A question of "sia"
I am wondering what the pronom "sia" is referring to in this sentence: "La mastro ordonas la servanton lavi sian vestojn." Here the "sian" is referring to "la servanton" or the "mastro"?
"La mastro ordonas la servanton lavi lian vestojn". Here the "lian" is referring to "la servanton" or the "mastro" or the other third person?
Why would a master ask the servant to wash the servant's clothing? "sian" means : "his own", "her own", "its own" or"their own" and "lian" means "his". Keep in mind that "la" is the definite article for both males and females and that all nouns end in -o. I think though that using "sian" does mean that the servant is to wash "his own clothes" while using "lian" would mean that the servant is to wash the master's clothes, but this is as ambiguous as it is in English and we could be talking about a third person's clothes that the master has ordered his servant to wash. Otherwise the master should be quoted as asking the servant "Wash my clothes." or "Wash your clothes." or "Wash my friend's clothes." http://en.lernu.net/lernado/gramatiko/konciza/pronomoj.php
Thanks for your valuable comments! I know the sentence that I made up doesn't pragmatically make sense because a master would not possibly ask the servant to wash the servant's clothing. I just want to know if there is an unambiguous meaning or grammatical rule for this esperanto sentence "A ordonas/demandas al B fari (lian/sian) ion" . However, I would rather think that this is an ambiguous sentence as it is in English. I just want to know if anyone else has different opinions.
The pronoun si refers to the subject of the verb. As the verb si refers to in this case is lavi, I believe the si would refer to the servant.
You have my blessing here. "Si" in the example sentence clearly and unambiguously refers to the subject of "lavi" -- i.e. the servant.
Here's what I understand of the word "sia":
The word "sia(j)(n)" always refers to the subject of the sentence. If there is more than one subject, it refers to the subject of the verb with which it is used (which is often the closest subject.)
La mastro ordonas la servanton lavi siajn vestojn. (The vestojn belong to the subject of ordonas, which is la mastro. They do not belong to la servanton, because la servanton is not the subject of the sentence.)
La mastro ordonas la servanton lavi liajn vestojn. (The vestojn does not belong to the subject of ordonas, so it either belongs to la servanton or another person.)
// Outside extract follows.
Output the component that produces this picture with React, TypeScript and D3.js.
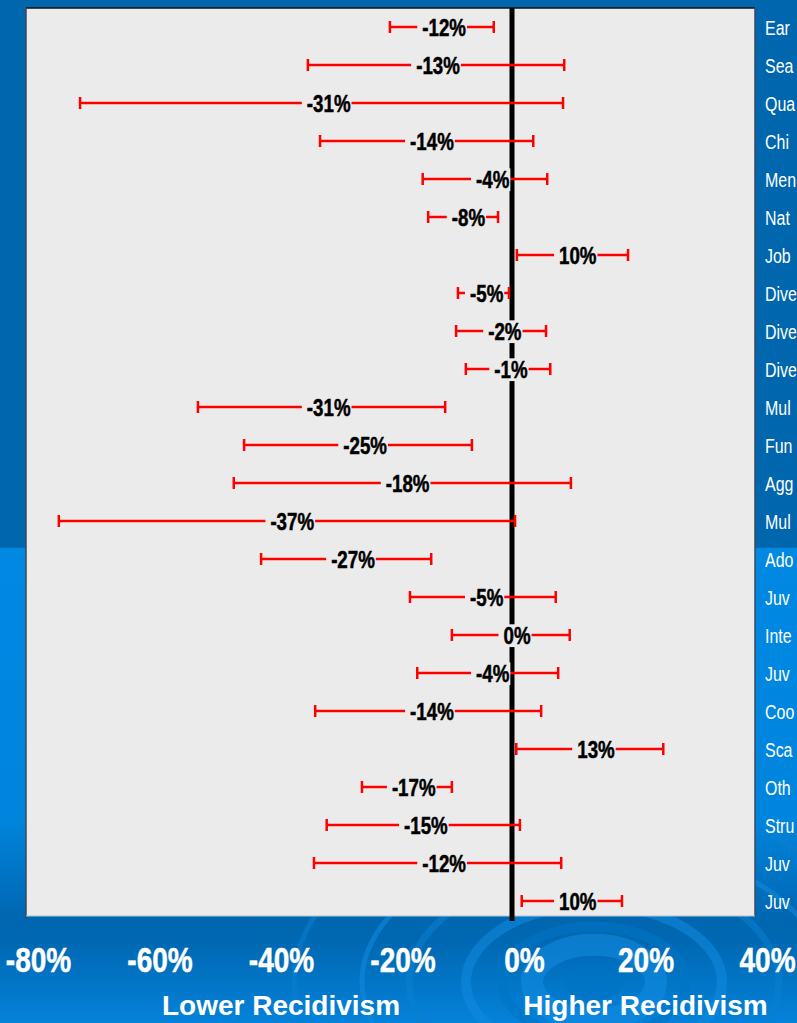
import { useEffect, useRef } from "react";
import * as d3 from "d3";

const WIDTH = 797;
const HEIGHT = 1023;
const PLOT = { LEFT: 26, RIGHT: 755, TOP: 8, BOTTOM: 916 };

const FONT = "'Liberation Sans', Arial, sans-serif";
const NARROW = 0.8; // squeeze to look like Arial Narrow

// program names, top to bottom, as far as they show at the right edge
const programs = [
  "Ear", "Sea", "Qua", "Chi", "Men", "Nat", "Job", "Dive", "Dive", "Dive", "Mul", "Fun",
  "Agg", "Mul", "Ado", "Juv", "Inte", "Juv", "Coo", "Sca", "Oth", "Stru", "Juv", "Juv",
];

// effect on recidivism (%) with the ends of the red bars
const effects = [-12, -13, -31, -14, -4, -8, 10, -5, -2, -1, -31, -25, -18, -37, -27, -5, 0, -4, -14, 13, -17, -15, -12, 10];
const lowerCI = [-20.1, -33.6, -71.1, -31.6, -14.7, -13.8, 0.8, -8.9, -9.2, -7.6, -51.7, -44.1, -45.8, -74.6, -41.3, -16.8, -9.9, -15.6, -32.4, 0.7, -24.7, -30.5, -32.6, 1.6];
const upperCI = [-3.0, 8.6, 8.4, 3.5, 5.8, -2.3, 19.1, -0.5, 5.6, 6.3, -11.0, -6.6, 9.7, 0.5, -13.3, 7.2, 9.5, 7.6, 4.8, 24.9, -9.9, 1.3, 8.1, 18.1];

const xTicks = [-80, -60, -40, -20, 0, 20, 40];
const axisTitles = ["Lower Recidivism", "Higher Recidivism"];
const titleAt = [-40, 20];

const rows = programs.map((name, i) => ({
  id: String(i),
  name,
  effect: effects[i],
  lo: lowerCI[i],
  hi: upperCI[i],
}));

const App = () => {
  const rippleRef = useRef<SVGGElement | null>(null);
  const chartRef = useRef<SVGGElement | null>(null);
  const axisRef = useRef<SVGGElement | null>(null);

  useEffect(() => {
    const xScale = d3.scaleLinear().domain([-80, 40]).range([PLOT.LEFT, PLOT.RIGHT]);
    const yScale = d3
      .scaleBand<string>()
      .domain(rows.map((r) => r.id))
      .range([PLOT.TOP, PLOT.BOTTOM + 4]);
    const yMid = (id: string) => yScale(id)! + yScale.bandwidth() / 2;

    // faint ripples in the background at the bottom
    const rip = d3.select(rippleRef.current);
    rip.selectAll("*").remove();
    const rings = [
      { r: 30, fill: "#0072c2", stroke: "none", w: 0 },
      { r: 62, fill: "none", stroke: "#148de2", w: 22 },
      { r: 92, fill: "none", stroke: "#0074c4", w: 10 },
      { r: 128, fill: "none", stroke: "#128be0", w: 10 },
      { r: 185, fill: "none", stroke: "#0a7fd0", w: 7 },
      { r: 232, fill: "none", stroke: "#128ade", w: 5 },
      { r: 300, fill: "none", stroke: "#0a80d2", w: 5 },
    ];
    rip
      .selectAll("ellipse")
      .data(rings)
      .join("ellipse")
      .attr("cx", 594)
      .attr("cy", 982)
      .attr("rx", (d) => d.r)
      .attr("ry", (d) => d.r * 0.6)
      .attr("fill", (d) => d.fill)
      .attr("stroke", (d) => d.stroke)
      .attr("stroke-width", (d) => d.w)
      .attr("opacity", 0.55);

    const g = d3.select(chartRef.current);
    g.selectAll("*").remove();

    // zero line
    g.append("line")
      .attr("x1", xScale(0))
      .attr("x2", xScale(0))
      .attr("y1", PLOT.TOP)
      .attr("y2", PLOT.BOTTOM + 5)
      .attr("stroke", "#000")
      .attr("stroke-width", 5);

    // error bars
    const bars = g
      .selectAll(".bar")
      .data(rows)
      .join("g")
      .attr("class", "bar")
      .attr("transform", (d) => `translate(0, ${yMid(d.id)})`);

    bars
      .append("line")
      .attr("x1", (d) => xScale(d.lo))
      .attr("x2", (d) => xScale(d.hi))
      .attr("stroke", "#ff0000")
      .attr("stroke-width", 2.5);

    [(d: any) => xScale(d.lo), (d: any) => xScale(d.hi)].forEach((fx) => {
      bars
        .append("line")
        .attr("x1", fx)
        .attr("x2", fx)
        .attr("y1", -6)
        .attr("y2", 6)
        .attr("stroke", "#ff0000")
        .attr("stroke-width", 2.5);
    });

    // value labels on a gray box
    bars.each(function (d) {
      const lab = d3.select(this).append("g");
      lab
        .append("text")
        .attr("transform", `translate(${xScale(d.effect) + 5}, 8.5) scale(0.78, 1)`)
        .attr("text-anchor", "middle")
        .style("font-family", FONT)
        .style("font-weight", "bold")
        .style("font-size", "24px")
        .attr("fill", "#000")
        .attr("stroke", "#000")
        .attr("stroke-width", 0.5)
        .text(`${d.effect}%`);
      const box = (lab.node() as SVGGElement).getBBox();
      lab
        .insert("rect", "text")
        .attr("x", box.x - 5)
        .attr("y", box.y + 2)
        .attr("width", box.width + 6)
        .attr("height", box.height - 4)
        .attr("fill", "#ebebeb");
    });

    // program names at the right
    g.selectAll(".name")
      .data(rows)
      .join("text")
      .attr("class", "name")
      .attr("transform", (d) => `translate(${PLOT.RIGHT + 10}, ${yMid(d.id) + 8}) scale(0.76, 1)`)
      .style("font-family", FONT)
      .style("font-size", "21px")
      .attr("fill", "#fff")
      .text((d) => d.name);

    // x axis
    const axis = d3.select(axisRef.current);
    axis.selectAll("*").remove();
    axis.call(
      d3
        .axisBottom(xScale)
        .tickValues(xTicks)
        .tickSize(0)
        .tickFormat((d) => `${d}%`) as any
    );
    axis.select(".domain").remove();
    axis
      .selectAll(".tick text")
      .attr("x", null)
      .attr("y", null)
      .attr("dy", null)
      .attr("transform", `translate(12, 0) scale(${NARROW}, 1)`)
      .attr("fill", "#fff")
      .attr("stroke", "#fff")
      .attr("stroke-width", 0.5)
      .style("font-family", FONT)
      .style("font-weight", "bold")
      .style("font-size", "35px");

    axis
      .selectAll(".title")
      .data(axisTitles)
      .join("text")
      .attr("class", "title")
      .attr("x", (_, i) => xScale(titleAt[i]) + 12)
      .attr("y", 43)
      .attr("text-anchor", "middle")
      .attr("fill", "#fff")
      .style("font-family", FONT)
      .style("font-weight", "bold")
      .style("font-size", "28px")
      .text((d) => d);
  }, []);

  return (
    <div style={{ position: "absolute", left: 0, top: 0, width: WIDTH, height: HEIGHT, overflow: "hidden" }}>
      <svg width={WIDTH} height={HEIGHT} style={{ display: "block" }}>
        <defs>
          <linearGradient id="bg" x1="0" y1="0" x2="0" y2="1">
            <stop offset="0" stopColor="#0066ae" />
            <stop offset="0.535" stopColor="#0066ae" />
            <stop offset="0.536" stopColor="#0088e2" />
            <stop offset="0.8" stopColor="#0085de" />
            <stop offset="0.9" stopColor="#0066b0" />
            <stop offset="0.92" stopColor="#0068b2" />
            <stop offset="1" stopColor="#0482da" />
          </linearGradient>
        </defs>
        <rect width={WIDTH} height={HEIGHT} fill="url(#bg)" />
        <g ref={rippleRef} />
        <rect
          x={PLOT.LEFT}
          y={PLOT.TOP}
          width={PLOT.RIGHT - PLOT.LEFT}
          height={PLOT.BOTTOM - PLOT.TOP}
          fill="#ebebeb"
        />
        <line x1={PLOT.LEFT} x2={PLOT.RIGHT} y1={PLOT.TOP} y2={PLOT.TOP} stroke="#111" strokeWidth={1.5} />
        <line x1={PLOT.LEFT} x2={PLOT.LEFT} y1={PLOT.TOP} y2={PLOT.BOTTOM + 3} stroke="#3a4a5a" strokeWidth={1.5} />
        <line x1={PLOT.RIGHT} x2={PLOT.RIGHT} y1={PLOT.TOP} y2={PLOT.BOTTOM} stroke="#3a4a5a" strokeWidth={1.5} />
        <line x1={PLOT.LEFT} x2={PLOT.RIGHT} y1={PLOT.BOTTOM} y2={PLOT.BOTTOM} stroke="#b8c0c8" strokeWidth={1} />
        <g ref={chartRef} />
        <g ref={axisRef} transform="translate(0, 972)" />
      </svg>
    </div>
  );
};

export default App;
I don't think your sentence is wrong, but to be honest, the construct "...ordonas la servanton lavi la vestojn..." seems a bit awkward to me, as there are two direct objects (which end in "n"). If I were saying this, I'd prefer to use a subjunctive clause and write it as:
- La mastro ordonas ke la servanto lavu la vestojn. (The master orders that the servant wash the clothes.)
Using this construct, replacing "la" with "siajn" results in:
- La mastro ordonas ke la servanto lavu siajn vestojn. (The vestojn belong to the subject of lavu, which is la servanto. They do not belong to la mastro, because it is la servanto (and not la mastro) that is the proper subject of lavu.)
While replacing "la" with "liajn" results in:
- La mastro ordonas ke la servanto lavu liajn vestojn. (The vestojn belong to either la mastro or another person. They cannot belong to la servanto, because if they did, the word siajn would have been used instead.)
I hope this clears things up. But remember, I'm human and could therefore be mistaken about this. If someone disagrees with me, they may be right about me being wrong.
...and some of what I just posted above seems to go against what ashbolt posted concerning the PMEG.
So, um, take what I said with a grain of salt.
Though I think what I said about the form with the subjunctive ("La mastro ordonas ke la servanto lavu la vestojn") is still correct.
In fact, following the PMEG example, it would be better to write your example as:
- La mastro ordonas al la servanto lavi siajn/liajn vestojn. (The master gives orders to the servant to wash his clothes.)
That way, nobody gets confused as to why there are two direct objects.
So if "siajn" is used, then (from what I gather of the PMEG example) it refers to la servanto. On the other hand, if "liajn" is used, it either refers to la mastro or another person.